The difference between the first attempt and the second was entirely in how I defined the problem. “Edit this” is not a problem statement. It’s a wish. “Read this and tell me what’s wrong without touching it” is a problem statement with boundaries, criteria, and a clear role for each party.

The AI didn’t get smarter between attempt one and attempt two. I got clearer.

The Wing-It Tax

7-40 Challenge | Round 4, Day 17

I was 19 and a bit unobservant. I signed up for what I thought was personal finance. I wanted to learn how to balance my checkbook. I ended up in fundamentals of business finance, learning bond valuation.

I did what I always did in college — I winged it. Showed up, skated through, and crammed at the end. Pretty sure I got a D. I was happy with it.

In retrospect, I’ve worked a corporate job for almost twenty years. The financials aren’t that hard to understand. If I had taken some focused time early that semester, I would have learned the material and been fine. It wasn’t a smarts thing. It was a wing-it thing that almost bit me.

I leaned on talent for most of my life. Smart kid, underachieving student. A 2.87 GPA in my undergrad, mostly propped up by passing all of my music courses.

Then I went back for my master’s degree and decided to get my act together. I studied. I did the assignments. I prepared instead of crammed. I graduated with a 3.95.

The only thing that changed was the work ethic.

I think most people romanticize the idea of working well under pressure. I think that’s nonsense. Very few of us actually work well under pressure we manufactured through our own laziness. We just convince ourselves we do because we survived it. Surviving isn’t thriving. And the work that comes out of a last-minute scramble shows it.
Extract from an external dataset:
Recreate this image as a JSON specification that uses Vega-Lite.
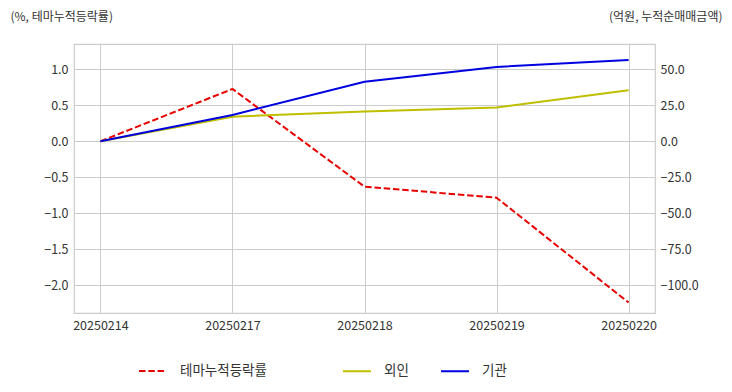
{
  "$schema": "https://vega.github.io/schema/vega-lite/v6.json",
  "width": 581,
  "height": 269,
  "autosize": {"type": "none"},
  "padding": {"left": 74, "top": 44, "right": 77, "bottom": 79},
  "background": "white",
  "config": {
    "font": "Noto Sans CJK KR",
    "view": {"stroke": "#cccccc", "strokeWidth": 1.2},
    "axis": {
      "labelFont": "Noto Sans CJK KR",
      "labelFontSize": 12.5,
      "labelColor": "#333333",
      "titleFont": "Noto Sans CJK KR",
      "titleColor": "#333333",
      "titleFontWeight": "normal",
      "titleFontSize": 12,
      "domain": false,
      "ticks": false,
      "gridColor": "#cccccc",
      "gridWidth": 1
    },
    "legend": {
      "labelFont": "Noto Sans CJK KR",
      "labelFontSize": 13.5,
      "labelColor": "#333333",
      "symbolType": "stroke",
      "symbolSize": 784,
      "symbolStrokeWidth": 2,
      "labelOffset": 12,
      "padding": 0,
      "rowPadding": 0
    }
  },
  "data": {
    "values": [
      {"date": "20250214", "theme": 0.0, "foreign": 0.0, "inst": 0.0},
      {"date": "20250217", "theme": 0.726, "foreign": 17.1, "inst": 18.3},
      {"date": "20250218", "theme": -0.63, "foreign": 20.6, "inst": 41.4},
      {"date": "20250219", "theme": -0.783, "foreign": 23.4, "inst": 51.6},
      {"date": "20250220", "theme": -2.24, "foreign": 35.4, "inst": 56.5}
    ]
  },
  "encoding": {
    "x": {
      "field": "date",
      "type": "ordinal",
      "scale": {"type": "point", "padding": 0.2},
      "axis": {"title": null, "labelAngle": 0, "labelPadding": 6, "grid": true}
    }
  },
  "layer": [
    {
      "transform": [{"calculate": "'테마누적등락률'", "as": "series"}],
      "mark": {"type": "line", "strokeWidth": 2, "strokeDash": [6.5, 2.8]},
      "encoding": {
        "y": {
          "field": "theme",
          "type": "quantitative",
          "scale": {"domain": [-2.385, 1.351], "nice": false, "zero": false},
          "axis": {
            "values": [-2, -1.5, -1, -0.5, 0, 0.5, 1],
            "format": ".1f",
            "grid": true,
            "labelPadding": 6,
            "title": "(%, 테마누적등락률)",
            "titleAngle": 0,
            "titleAlign": "left",
            "titleBaseline": "middle",
            "titleX": -64,
            "titleY": -28
          }
        },
        "color": {
          "field": "series",
          "type": "nominal",
          "scale": {"domain": ["테마누적등락률"], "range": ["#e80000"]},
          "legend": {
            "title": null,
            "orient": "none",
            "legendX": 64,
            "legendY": 312,
            "symbolDash": [6.5, 2.8]
          }
        }
      }
    },
    {
      "transform": [
        {"fold": ["foreign", "inst"], "as": ["key", "amount"]},
        {"calculate": "datum.key === 'foreign' ? '외인' : '기관'", "as": "series"}
      ],
      "mark": {"type": "line", "strokeWidth": 2},
      "encoding": {
        "y": {
          "field": "amount",
          "type": "quantitative",
          "scale": {"domain": [-119.25, 67.55], "nice": false, "zero": false},
          "axis": {
            "orient": "right",
            "values": [-100, -75, -50, -25, 0, 25, 50],
            "format": ".1f",
            "grid": false,
            "labelPadding": 5,
            "title": "(억원, 누적순매매금액)",
            "titleAngle": 0,
            "titleAlign": "right",
            "titleBaseline": "middle",
            "titleX": 67,
            "titleY": -28
          }
        },
        "color": {
          "field": "series",
          "type": "nominal",
          "scale": {"domain": ["외인", "기관"], "range": ["#bfbf00", "#0000e0"]},
          "legend": {
            "title": null,
            "orient": "none",
            "direction": "horizontal",
            "legendX": 268,
            "legendY": 312,
            "columnPadding": 28
          }
        }
      }
    }
  ],
  "resolve": {
    "scale": {"y": "independent", "color": "independent"},
    "legend": {"color": "independent"}
  }
}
If I could go back and tell the kid in that finance class one thing, it would be this: the difference between a 2.87 and a 3.95 wasn’t talent. It was deciding to stop paying the wing-it tax.

Dare Mighty Things (Fifteen Years Later)

7-40 Challenge | Round 4, Day 16


In 2011, I wrote a short passage about a prisoner escaping a cell. He finds a footprint on the floor — proof that someone walked this path before him. He picks up a sword and feels something pulse through his arm. He remembers: I am a warrior. I have purpose. How long have I been hidden away?

I was writing about myself. I just didn’t know how to say it directly yet.


The fear I described fifteen years ago is the same fear I’m still fighting. The what-ifs. What if I’m not good enough? What if nobody cares? What if I put everything I have into this and it doesn’t work?

In 2011, I took those what-ifs to their logical end and concluded they wouldn’t kill me. That was true. But I didn’t do anything about them. I wrote about escaping and then stayed in the cell for another decade.


This year I walked out.

Not because the fear went away. It didn’t. I still feel it when I think about promoting my work. I still feel it when I put something personal on the page and hit publish. I felt it two weeks ago when I wrote that promotion feels like begging and named it for what it is — pride.

The difference between 2011 and 2026 isn’t courage. It’s decision. I decided that knowing what to do and not doing it was no longer acceptable. I built a structure — seven daily habits, forty-day rounds — and I started doing the reps. One hundred and fifty-two days later, the what-ifs are still there. They just don’t run the schedule anymore.


The passage I wrote back then had a line I didn’t fully understand when I wrote it: “The first step was finding the path, and as I make my way I start to remember who I really am.”

I understand it now. The path was always there. The warrior was always there. I just needed enough reps to remember.